The fall of Regency Mall took much of south Augusta’s life with it.

“It was really good, it gave us something to do. Of course, I was younger then, but that’s what we had when we were coming up,” said Harris.

Troy Harris is the owner of Belly Kitchen. He thinks something new at the old mall site would do the area and his restaurant some good.

“Anything. Anything. It really doesn’t matter just get it up and running and do something with it, you know,” he said.

That’s what leaders want to see too. Along with an apartment building in South Augusta and a old hotel on Washington Road, Regency Mall is one of several properties awaiting blight inspection. 310 are already awaiting demolition.

“The owner of Regency Mall has held this city hostage for long enough,” said Jordan Johnson, Augusta commissioner for District 1.

The mall is being targeted by the city’s new blight ordinance. The ordinance gives property owners 60 days to clean up a property or they could be charged seven times the normal amount in taxes. If the taxes aren’t paid eventually the city can take ownership.

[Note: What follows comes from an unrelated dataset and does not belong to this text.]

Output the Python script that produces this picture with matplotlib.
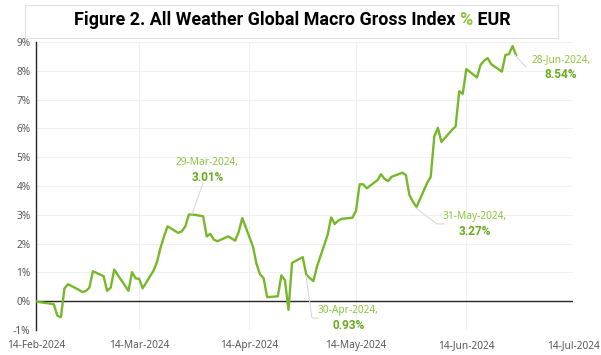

“That property is a property that we have a great potential to develop. And right now we’re just in limbo,” said Johnson.

Limbo for 18 years, but now the clock is ticking for Regency.

“We have opportunity right now to transform our community in a way that we’ve never transformed them before,” said Johnson.

The goal of the ordinance is also to speed up demolition if needed. So leaders hope in the near future you might see changes here at Regency.